Aside from the conceptual values, the storytelling is consistent and well-paced. The art is nothing particular special or unique, but it's perfectly aesthetically pleasing in a mainstream sort of way.
I have to say that chobits is really a god-awful recommendation here, it isn't about the relationship between man and technology at all, and it certainly isn't written in nearly as trivial a fashion. Look at this series if you either enjoy slice of life or slightly philosophical series like Eden. But again, if you're looking for action alone, you might want to start somewhere else.
one of my favorite series. It was not fascinating at first to me, yet after reading eat again and again, I was drawn into reading it. It is simply a masterpiece. The emotions of people are shown extremely realistically, which fascinated me. Not a recommendation to people who detest tragedic stories, though
Good but be evere
If you are one easily depressed and have your own suicidal thoughts it's not for you The story itself is breathtaking the drownings are gorges at list and it's not only sadness here but also joy but in general the story just ... has no hope in it. I will continue reading because it's to great to stop but I am absolutely sure the ending will be the werst.
I'd easily say that Gunslinger Girl is my favorite manga of all time, and probably among my favorite franchises period.
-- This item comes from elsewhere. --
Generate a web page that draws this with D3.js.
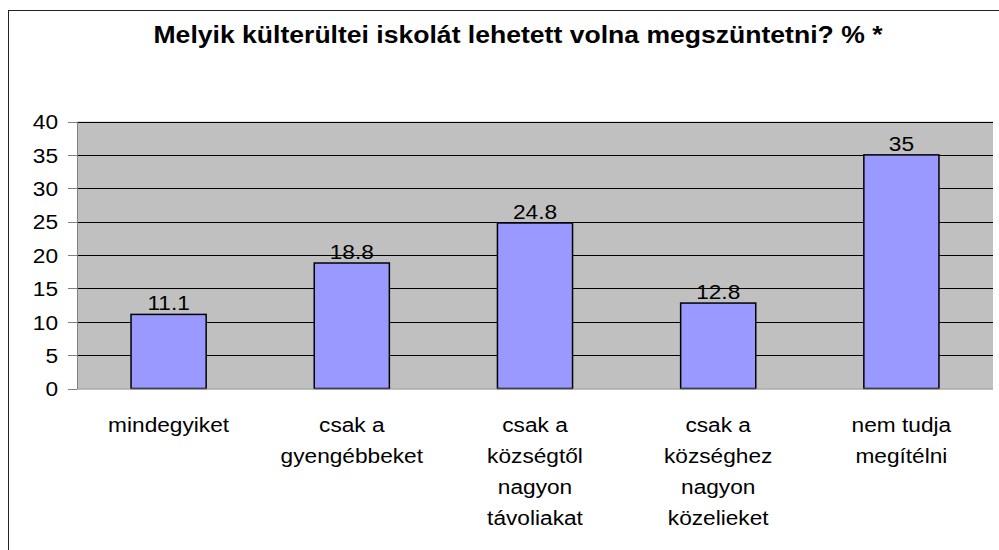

Everything about it is perfect in my eyes - the right kind of dark story mixed with things that make you so happy you feel you may explode. GG gives me more emotions than anything I've ever read, and they're all over the spectrum from heart-wrenching depression to the biggest smile you might ever see me wear. The fragmented storytelling is the essence of awesome, and the series FORCES you to think hard about it. The way it's written keeps you on your toes begging for more, and it's got the best re-reading value I've ever witnessed thanks to the non-linear-yet-linear format that conceals as much as it lets known at all times. Truly an awe-inspiring series that utterly humbles itself.
Will to live
Unlike other commenters here, I don't find Gunslinger Girl depressing. Yes, it's very sad in places, but what shines out through the story is the sheer will to live exhibited by the girls: they triumph over what's been done to them by enjoying the everyday things around them and simply by being human. I found Gunslinger Girls a very interesting exploration of human character in all it's good and (very) bad aspects, all wrapped up in a great action story and accompanied by some very fine artwork. So far (first 5 volumes) it's been an addicting read. Recommended.
This is one of the most depressing manga i have read, and its worth reading, check it out.